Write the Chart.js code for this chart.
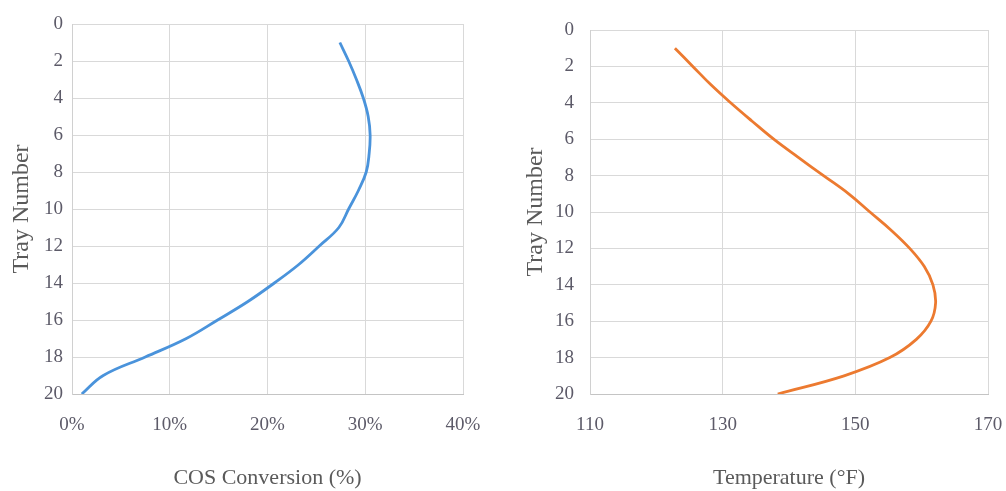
<!DOCTYPE html>
<html>
<head>
<meta charset="utf-8">
<script src="https://cdn.jsdelivr.net/npm/chart.js@4/dist/chart.umd.min.js"></script>
<style>
  html, body { margin: 0; padding: 0; background: #ffffff; }
  body { width: 1006px; height: 491px; position: relative; overflow: hidden; }
  canvas { position: absolute; top: 0; }
  #cosChart { left: 0; }
  #tempChart { left: 500px; }
</style>
</head>
<body>
<canvas id="cosChart" width="500" height="491"></canvas>
<canvas id="tempChart" width="506" height="491"></canvas>
<script>
// Tray profile of the column: tray 1 at the top, tray 20 at the bottom
const trays = [1, 2, 3, 4, 5, 6, 7, 8, 9, 10, 11, 12, 13, 14, 15, 16, 17, 18, 19, 20];

// COS conversion on each tray (%)
const cosConversion = [27.4, 28.3, 29.1, 29.8, 30.3, 30.5, 30.4, 30.1, 29.3, 28.3,
                       27.3, 25.3, 23.2, 20.7, 18.0, 14.9, 11.7, 7.5, 3.2, 1.0];

// Tray temperature (°F)
const temperature = [122.8, 125.5, 128.2, 131.2, 134.4, 137.7, 141.4, 145.2, 149.0, 152.2,
                     155.4, 158.2, 160.4, 161.7, 162.1, 161.4, 159.2, 155.2, 148.3, 138.3];

// Axis ranges and tick spacing
const trayTicks = { min: 0, max: 20, step: 2 };
const cosTicks = { min: 0, max: 40, step: 10 };
const tempTicks = { min: 110, max: 170, step: 20 };

const yTitle = 'Tray Number';
const cosTitle = 'COS Conversion (%)';
const tempTitle = 'Temperature (°F)';

const SERIF = '"Liberation Serif", "Times New Roman", serif';
const TICK_COLOR = '#5c5a68';
const TITLE_COLOR = '#5a5a5a';
const GRID_COLOR = '#d9d9d9';

function points(xs, ys) {
  return xs.map((x, i) => ({ x: x, y: ys[i] }));
}

function makeChart(canvasId, values, color, xRange, xTitle, xFormat, geom) {
  return new Chart(document.getElementById(canvasId), {
    type: 'scatter',
    data: {
      datasets: [{
        data: points(values, trays),
        showLine: true,
        borderColor: color,
        backgroundColor: color,
        borderWidth: 2.8,
        pointRadius: 0,
        pointHoverRadius: 0,
        tension: 0.4,
        fill: false
      }]
    },
    options: {
      responsive: false,
      animation: false,
      devicePixelRatio: 1,
      layout: { padding: { top: geom.top, right: geom.right, bottom: 0, left: 0 } },
      plugins: { legend: { display: false }, tooltip: { enabled: false } },
      scales: {
        x: {
          type: 'linear',
          position: 'bottom',
          min: xRange.min,
          max: xRange.max,
          ticks: {
            stepSize: xRange.step,
            color: TICK_COLOR,
            font: { family: SERIF, size: 19 },
            padding: 20,
            maxRotation: 0,
            callback: xFormat
          },
          grid: { color: GRID_COLOR, lineWidth: 1, drawTicks: false },
          border: { color: '#c4c4c4', width: 1 },
          title: {
            display: true,
            text: xTitle,
            color: TITLE_COLOR,
            font: { family: SERIF, size: 22 },
            padding: { top: 0, bottom: 0 }
          },
          // fixed axis band height; edge labels may overhang the plot frame
          afterFit: (scale) => {
            scale.height = 491 - geom.bottom;
            scale.paddingLeft = 0;
            scale.paddingRight = 0;
          }
        },
        y: {
          type: 'linear',
          position: 'left',
          reverse: true,
          min: trayTicks.min,
          max: trayTicks.max,
          ticks: {
            stepSize: trayTicks.step,
            color: TICK_COLOR,
            font: { family: SERIF, size: 19 },
            padding: geom.yTickPad
          },
          grid: { color: GRID_COLOR, lineWidth: 1, drawTicks: false },
          border: { color: '#d0d0d0', width: 1 },
          title: {
            display: true,
            text: yTitle,
            color: TITLE_COLOR,
            font: { family: SERIF, size: 24 },
            padding: { top: geom.yTitlePad, bottom: 0 }
          },
          afterFit: (scale) => {
            scale.width = geom.left;
            scale.paddingTop = 0;
            scale.paddingBottom = 0;
          }
        }
      }
    }
  });
}

makeChart('cosChart', cosConversion, '#4a93db', cosTicks, cosTitle,
  (v) => v + '%',
  { left: 72, top: 24, right: 37, bottom: 394, yTickPad: 9, yTitlePad: 7 });

makeChart('tempChart', temperature, '#ec7a30', tempTicks, tempTitle,
  (v) => String(v),
  { left: 90, top: 30, right: 18, bottom: 394, yTickPad: 16, yTitlePad: 21 });
</script>
</body>
</html>
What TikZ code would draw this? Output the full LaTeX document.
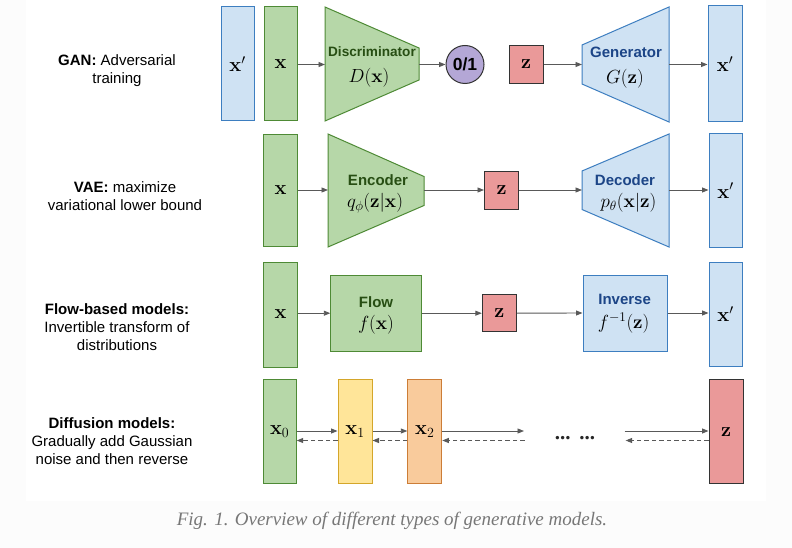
\RequirePackage{fix-cm}
\documentclass[tikz,border=0pt]{standalone}
\usepackage[no-math]{fontspec}
\setmainfont{Liberation Sans}
\newfontfamily\capfont{Liberation Serif}
\usetikzlibrary{arrows.meta}
\definecolor{gfill}{HTML}{B6D7A8}
\definecolor{gline}{HTML}{4E8A35}
\definecolor{gtext}{HTML}{274E13}
\definecolor{bfill}{HTML}{CFE2F3}
\definecolor{bline}{HTML}{3D7EC0}
\definecolor{btext}{HTML}{1C4587}
\definecolor{rfill}{HTML}{EA9999}
\definecolor{rline}{HTML}{333333}
\definecolor{yfill}{HTML}{FFE599}
\definecolor{yline}{HTML}{D4A62A}
\definecolor{ofill}{HTML}{F9CB9C}
\definecolor{oline}{HTML}{CC7D37}
\definecolor{pfill}{HTML}{B4A7D6}
\definecolor{arrgray}{HTML}{595959}
\definecolor{pagebg}{HTML}{FCFCFC}
\definecolor{captxt}{HTML}{777777}
\definecolor{dotcol}{HTML}{262626}
\tikzset{
  boxnode/.style={rectangle, line width=1pt, inner sep=0pt, font=\fontsize{20}{24}\selectfont},
  greenbox/.style={boxnode, draw=gline, fill=gfill},
  bluebox/.style={boxnode, draw=bline, fill=bfill},
  redbox/.style={boxnode, draw=rline, fill=rfill},
  yellowbox/.style={boxnode, draw=yline, fill=yfill},
  orangebox/.style={boxnode, draw=oline, fill=ofill},
  tallbox/.style={minimum width=33pt},
  zbox/.style={minimum width=34pt, minimum height=38pt},
  greentrap/.style={draw=gline, fill=gfill, line width=1pt, line join=miter},
  bluetrap/.style={draw=bline, fill=bfill, line width=1pt, line join=miter},
  gname/.style={font=\fontsize{15}{18}\selectfont\bfseries, text=gtext, inner sep=0pt},
  bname/.style={font=\fontsize{15}{18}\selectfont\bfseries, text=btext, inner sep=0pt},
  mathlbl/.style={font=\fontsize{19}{22}\selectfont, inner sep=0pt},
  rowlabel/.style={align=center, font=\fontsize{15}{18}\selectfont, inner sep=0pt},
  arr/.style={draw=arrgray, line width=0.9pt, -{Triangle[length=6.5pt,width=5pt]}},
  darr/.style={arr, dash pattern=on 4.5pt off 3pt},
}
\begin{document}
\begin{tikzpicture}[x=1pt,y=-1pt]
\fill[pagebg] (0,0) rectangle (792,548);
\fill[white] (26,0) rectangle (766,500.5);
\useasboundingbox (0,0) rectangle (792,548);

% ---------------- labels
\node[rowlabel] (lgan) at (117,70.5) {\textbf{GAN:} Adversarial\\training};
\node[rowlabel] (lvae) at (125,196.5) {\textbf{VAE:} maximize\\variational lower bound};
\node[rowlabel] (lflow) at (117,327) {\textbf{Flow-based models:}\\Invertible transform of\\distributions};
\node[rowlabel] (ldiff) at (112,441.5) {\textbf{Diffusion models:}\\Gradually add Gaussian\\noise and then reverse};

% ---------------- GAN
\node[bluebox, tallbox, minimum height=114pt] (gxp1) at (237.5,64) {$\mathbf{x}'$};
\node[greenbox, tallbox, minimum height=114pt] (gx) at (280.5,64) {$\mathbf{x}$};
\draw[greentrap] (325,7) -- (419,48) -- (419,80) -- (325,121) -- cycle;
\coordinate (discin) at (325,64.5);
\coordinate (discout) at (419,64.5);
\node[gname, font=\fontsize{13.6}{16}\selectfont\bfseries] (discname) at (372,51.5) {Discriminator};
\node[mathlbl] (discfn) at (369,77.5) {$D(\mathbf{x})$};
\node[circle, draw=rline, fill=pfill, line width=1pt, minimum size=38pt, inner sep=0pt,
      font=\fontsize{17.5}{20}\selectfont\bfseries] (gout) at (465,64.5) {0/1};
\node[redbox, zbox] (gz) at (526,64.5) {$\mathbf{z}$};
\draw[bluetrap] (582,45) -- (669,7) -- (669,122) -- (582,84) -- cycle;
\coordinate (genin) at (582,64.5);
\coordinate (genout) at (669,64.5);
\node[bname] (genname) at (626,52.5) {Generator};
\node[mathlbl] (genfn) at (625,78.5) {$G(\mathbf{z})$};
\node[bluebox, minimum width=34pt, minimum height=116pt] (gxp2) at (725,64) {$\mathbf{x}'$};
\draw[arr] (gx.east |- discin) -- (discin);
\draw[arr] (discout) -- (gout.west);
\draw[arr] (gz.east) -- (genin);
\draw[arr] (genout) -- (gxp2.west |- genout);

% ---------------- VAE
\node[greenbox, minimum width=34pt, minimum height=112pt] (vx) at (280.5,190.5) {$\mathbf{x}$};
\draw[greentrap] (328,134) -- (424,176.5) -- (424,205.5) -- (328,247) -- cycle;
\coordinate (encin) at (328,190);
\coordinate (encout) at (424,190);
\node[gname] (encname) at (378,180) {Encoder};
\node[mathlbl] (encfn) at (375,203) {$q_\phi(\mathbf{z}|\mathbf{x})$};
\node[redbox, zbox] (vz) at (501.5,190.3) {$\mathbf{z}$};
\draw[bluetrap] (582,171) -- (669,134) -- (669,247) -- (582,209.5) -- cycle;
\coordinate (decin) at (582,190);
\coordinate (decout) at (669,190);
\node[bname] (decname) at (625,180) {Decoder};
\node[mathlbl] (decfn) at (628.5,203) {$p_\theta(\mathbf{x}|\mathbf{z})$};
\node[bluebox, minimum width=33pt, minimum height=113pt] (vxp) at (725.5,190.5) {$\mathbf{x}'$};
\draw[arr] (vx.east |- encin) -- (encin);
\draw[arr] (encout) -- (vz.west |- encout);
\draw[arr] (vz.east |- decin) -- (decin);
\draw[arr] (decout) -- (vxp.west |- decout);

% ---------------- Flow
\node[greenbox, minimum width=34pt, minimum height=105pt] (fx) at (280.5,314.5) {$\mathbf{x}$};
\node[greenbox, minimum width=91pt, minimum height=76pt] (flow) at (376.3,313.2) {};
\node[gname] (flowname) at (376,302) {Flow};
\node[mathlbl] (flowfn) at (376,324.5) {$f(\mathbf{x})$};
\node[redbox, minimum width=34pt, minimum height=37pt] (fz) at (499.3,313.2) {$\mathbf{z}$};
\node[bluebox, minimum width=84pt, minimum height=76pt] (inv) at (625,313) {};
\node[bname] (invname) at (624.6,299.5) {Inverse};
\node[mathlbl] (invfn) at (623.7,323.5) {$f^{-1}(\mathbf{z})$};
\node[bluebox, minimum width=33pt, minimum height=104pt] (fxp) at (725.5,314) {$\mathbf{x}'$};
\draw[arr] (fx.east |- flow.west) -- (flow.west);
\draw[arr] (flow.east) -- (fz.west);
\draw[arr] (fz.east) -- (inv.west);
\draw[arr] (inv.east) -- (fxp.west |- inv.east);

% ---------------- Diffusion
\node[greenbox, minimum width=33pt, minimum height=104.5pt] (d0) at (279.7,431.7) {$\mathbf{x}_0$};
\node[yellowbox, minimum width=34pt, minimum height=104.5pt] (d1) at (355,431.7) {$\mathbf{x}_1$};
\node[orangebox, minimum width=34pt, minimum height=104.5pt] (d2) at (424.8,431.7) {$\mathbf{x}_2$};
\node[redbox, minimum width=34pt, minimum height=104.5pt] (dz) at (726,431.7) {$\mathbf{z}$};
\node[font=\fontsize{21}{24}\selectfont\capfont\bfseries, inner sep=0pt, text=dotcol, anchor=base] (dots) at (575,439) {...\hspace{9pt}...};
\coordinate (fwdend) at (524,431);
\coordinate (fwdstart) at (624.6,431);
\coordinate (revstart) at (524.6,440.5);
\coordinate (revend) at (625.6,440.5);
\draw[arr] (d0.east |- fwdend) -- (d1.west |- fwdend);
\draw[arr] (d1.east |- fwdend) -- (d2.west |- fwdend);
\draw[arr] (d2.east |- fwdend) -- (fwdend);
\draw[arr] (fwdstart) -- (dz.west |- fwdstart);
\draw[darr] (d1.west |- revstart) -- (d0.east |- revstart);
\draw[darr] (d2.west |- revstart) -- (d1.east |- revstart);
\draw[darr] (revstart) -- (d2.east |- revstart);
\draw[darr] (dz.west |- revend) -- (revend);

% ---------------- caption
\node[font=\fontsize{19}{22}\selectfont\capfont\itshape, text=captxt, inner sep=0pt] (caption) at (392,521)
  {Fig. 1. Overview of different types of generative models.};
\end{tikzpicture}
\end{document}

□ □ □ □ □

### Problem to work on:
Collect each line holding the string "this".

### Answer:
Write the Chart.js code for this chart.
What TikZ code would draw this? Output the full LaTeX document.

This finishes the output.